- Interactive map of Moody Tongue

Restaurant information
- Established: June 21, 2014
- Owner: Jared Rouben
- Head chef: James Bingham (Kitchen) Jared Rouben (Brewery)
- Pastry chef: Shannon Morrison
- Rating: (Michelin Guide)
- Location: 2515 S. Wabash Ave., Chicago, Illinois, 60616, United States
- Coordinates: 41°50′49″N 87°37′30″W﻿ / ﻿41.84694°N 87.62500°W
- Website: www.moodytongue.com

= Moody Tongue =

Restaurant in Chicago, Illinois, U.S.

Moody Tongue is a restaurant and brewery in Chicago, Illinois. The restaurant serves American / New American cuisine and has received two Michelin stars.

Moody Tongue initially opened in 2014, solely as a brewery at a location in the Chicago neighborhood of Pilsen. In 2019, it moved to a larger space in the South Loop neighborhood, opening a dining room with a tasting menu concept with the goal of bringing "the culinary arts and the brewing community" together.

Unlike many Michelin-starred restaurants which offer a wine or cocktail pairing, Moody Tongue is notable for offering to pair its food with the beer produced from its own brewery, which range from pilsners, stouts, ipas and sours, among other beer types.

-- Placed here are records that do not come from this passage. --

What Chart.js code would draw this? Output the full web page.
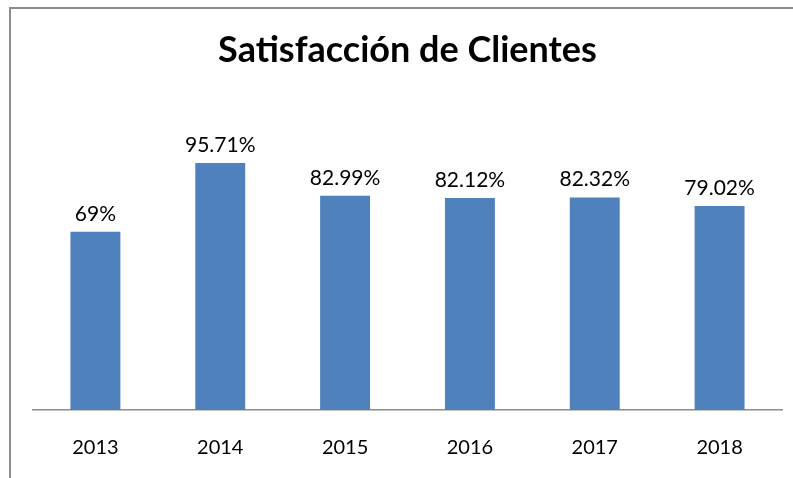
<!DOCTYPE html>
<html>
<head>
<meta charset="utf-8">
<script src="https://cdn.jsdelivr.net/npm/chart.js@4"></script>
<style>
  html, body { margin: 0; padding: 0; background: #fff; }
  #wrap { position: relative; width: 793px; height: 478px; }
  #frame { position: absolute; left: 9px; top: 7px; right: -5px; bottom: -5px;
           border-left: 2px solid #8c8c8c; border-top: 2px solid #8c8c8c; pointer-events: none; }
  canvas { position: absolute; left: 0; top: 0; }
</style>
</head>
<body>
<div id="wrap">
  <canvas id="c" width="793" height="478"></canvas>
  <div id="frame"></div>
</div>
<script>
const chartTitle = "Satisfacción de Clientes";
const categories = ["2013", "2014", "2015", "2016", "2017", "2018"];
const satisfaction = [69, 95.71, 82.99, 82.12, 82.32, 79.02];

const FONT = "Lato, 'Open Sans', sans-serif";

function fmtPct(v) {
  return (Number.isInteger(v) ? String(v) : v.toFixed(2)) + "%";
}

const valueLabels = {
  id: "valueLabels",
  afterDatasetsDraw(chart) {
    const ctx = chart.ctx;
    const meta = chart.getDatasetMeta(0);
    ctx.save();
    ctx.font = "21px " + FONT;
    ctx.fillStyle = "#000";
    ctx.textAlign = "center";
    ctx.textBaseline = "alphabetic";
    meta.data.forEach((bar, i) => {
      ctx.fillText(fmtPct(chart.data.datasets[0].data[i]), bar.x, bar.y - 11);
    });
    ctx.restore();
  }
};

new Chart(document.getElementById("c"), {
  type: "bar",
  data: {
    labels: categories,
    datasets: [{
      data: satisfaction,
      backgroundColor: "#4F81BD",
      borderWidth: 0,
      categoryPercentage: 1,
      barPercentage: 0.4
    }]
  },
  options: {
    responsive: false,
    animation: false,
    layout: { padding: { left: 33, right: 11, top: 29, bottom: 0 } },
    plugins: {
      legend: { display: false },
      tooltip: { enabled: false },
      title: {
        display: true,
        text: chartTitle,
        color: "#000",
        font: { family: FONT, size: 36, weight: "bold", lineHeight: 1.2 },
        padding: { top: 0, bottom: 28 }
      }
    },
    scales: {
      x: {
        grid: { display: false, drawTicks: false },
        border: { display: true, color: "#8c8c8c", width: 1.5 },
        ticks: { color: "#000", font: { family: FONT, size: 20 }, padding: 26 },
        afterFit(scale) { scale.height = 68; }
      },
      y: {
        display: false,
        min: 0,
        max: 120
      }
    }
  },
  plugins: [valueLabels]
});
</script>
</body>
</html>
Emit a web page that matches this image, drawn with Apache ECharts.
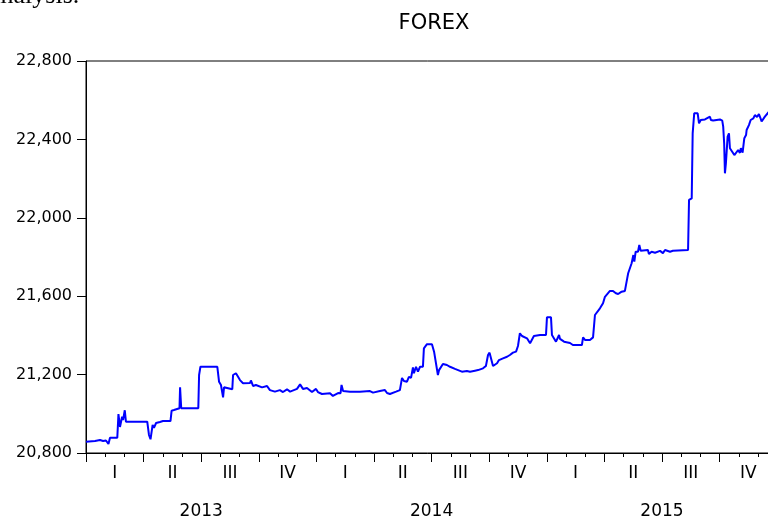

The kitchen is headed by Jared Wentworth, who had previously led former Chicago Michelin-starred restaurants Longman & Eagle and Dusek's Board & Beer, while beer production is overseen by the restaurant's owner, Jared Rouben.

The restaurant has a sister-location in New York, which serves sushi and Japanese cuisine.

==Notable dishes==
One of the restaurant's signature dishes is its 12 Layer German Chocolate Cake, which includes layers of dark chocolate, German chocolate, espresso cheesecake, and chocolate buttercream. The cake was created by the brewery's pastry chef, Shannon Morrison.

The brewery also produces a Shaved Black Truffle pilsner, which is sometimes also offered on draught at the restaurant and served in champagne flutes. The beer is produced using Australian black truffles, and was originally created for use in Thomas Keller's Michelin-starred New York restaurant Per Se.

==Recognition==
In 2020, the restaurant became the first brewery in the world to be awarded with two stars by the Michelin Guide, and the second overall with a star after fellow Chicago brewery Band of Bohemia.

The restaurant was downgraded to one star by the Michelin Guide in its 2024 update.